Reproduce the listing below exactly, beginning with its first line and ending with the line that holds "ax = fig.add_axes([0, 0, 1, 1])"; pictures are not part of the copy.

○ ○ ○ ○ ○

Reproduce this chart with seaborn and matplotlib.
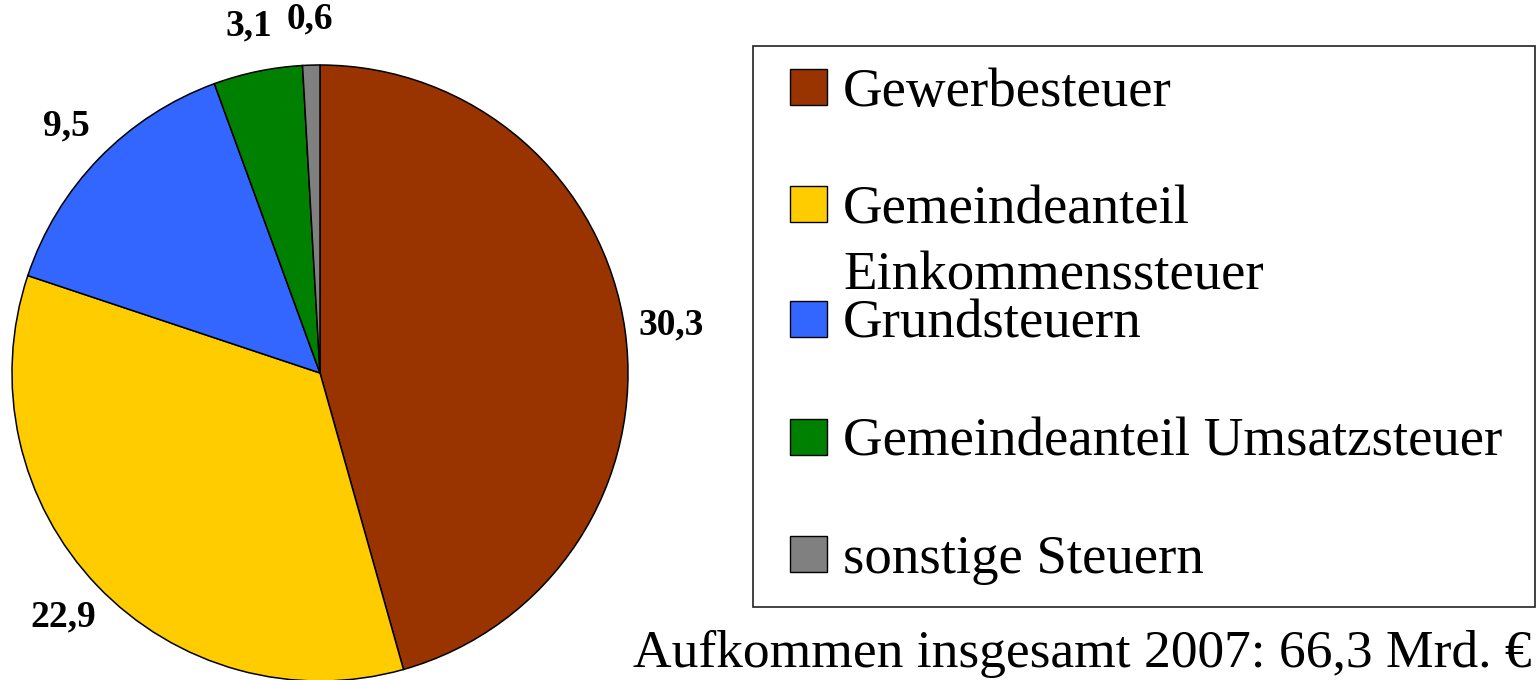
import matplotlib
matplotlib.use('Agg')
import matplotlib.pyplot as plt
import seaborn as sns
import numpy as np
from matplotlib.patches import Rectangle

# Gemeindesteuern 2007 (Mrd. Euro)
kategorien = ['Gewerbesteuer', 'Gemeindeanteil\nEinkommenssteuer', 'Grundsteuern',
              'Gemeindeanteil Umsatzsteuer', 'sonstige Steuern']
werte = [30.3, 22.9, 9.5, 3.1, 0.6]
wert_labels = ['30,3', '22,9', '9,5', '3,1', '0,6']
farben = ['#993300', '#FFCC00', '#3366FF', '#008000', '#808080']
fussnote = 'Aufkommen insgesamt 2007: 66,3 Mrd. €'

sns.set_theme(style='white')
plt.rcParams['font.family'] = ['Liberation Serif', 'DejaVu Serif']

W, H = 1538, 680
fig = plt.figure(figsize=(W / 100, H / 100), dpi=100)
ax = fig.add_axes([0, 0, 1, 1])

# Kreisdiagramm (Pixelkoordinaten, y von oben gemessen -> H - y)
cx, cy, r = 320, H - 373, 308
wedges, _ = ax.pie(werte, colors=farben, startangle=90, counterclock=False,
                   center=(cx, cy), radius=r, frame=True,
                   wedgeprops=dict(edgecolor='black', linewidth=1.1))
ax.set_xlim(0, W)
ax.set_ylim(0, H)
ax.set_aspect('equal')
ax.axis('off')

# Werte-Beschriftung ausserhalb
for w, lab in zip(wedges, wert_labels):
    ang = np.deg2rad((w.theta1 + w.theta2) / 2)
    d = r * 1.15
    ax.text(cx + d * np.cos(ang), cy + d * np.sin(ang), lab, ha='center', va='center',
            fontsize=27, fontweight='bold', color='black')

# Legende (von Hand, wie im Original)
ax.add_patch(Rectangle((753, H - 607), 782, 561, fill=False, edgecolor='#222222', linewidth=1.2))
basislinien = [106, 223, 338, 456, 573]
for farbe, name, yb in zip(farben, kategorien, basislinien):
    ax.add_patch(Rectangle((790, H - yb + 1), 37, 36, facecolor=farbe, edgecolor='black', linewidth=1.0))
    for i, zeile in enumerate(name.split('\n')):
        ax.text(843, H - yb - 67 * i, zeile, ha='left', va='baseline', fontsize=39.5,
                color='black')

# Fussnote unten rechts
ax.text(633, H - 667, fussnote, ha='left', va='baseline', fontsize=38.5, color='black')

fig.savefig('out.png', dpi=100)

○ ○ ○ ○ ○

Exercise result
Reproduce this chart with seaborn and matplotlib.
import matplotlib
matplotlib.use('Agg')
import matplotlib.pyplot as plt
import seaborn as sns
import numpy as np
from matplotlib.patches import Rectangle

# Gemeindesteuern 2007 (Mrd. Euro)
kategorien = ['Gewerbesteuer', 'Gemeindeanteil\nEinkommenssteuer', 'Grundsteuern',
              'Gemeindeanteil Umsatzsteuer', 'sonstige Steuern']
werte = [30.3, 22.9, 9.5, 3.1, 0.6]
wert_labels = ['30,3', '22,9', '9,5', '3,1', '0,6']
farben = ['#993300', '#FFCC00', '#3366FF', '#008000', '#808080']
fussnote = 'Aufkommen insgesamt 2007: 66,3 Mrd. €'

sns.set_theme(style='white')
plt.rcParams['font.family'] = ['Liberation Serif', 'DejaVu Serif']

W, H = 1538, 680
fig = plt.figure(figsize=(W / 100, H / 100), dpi=100)
ax = fig.add_axes([0, 0, 1, 1])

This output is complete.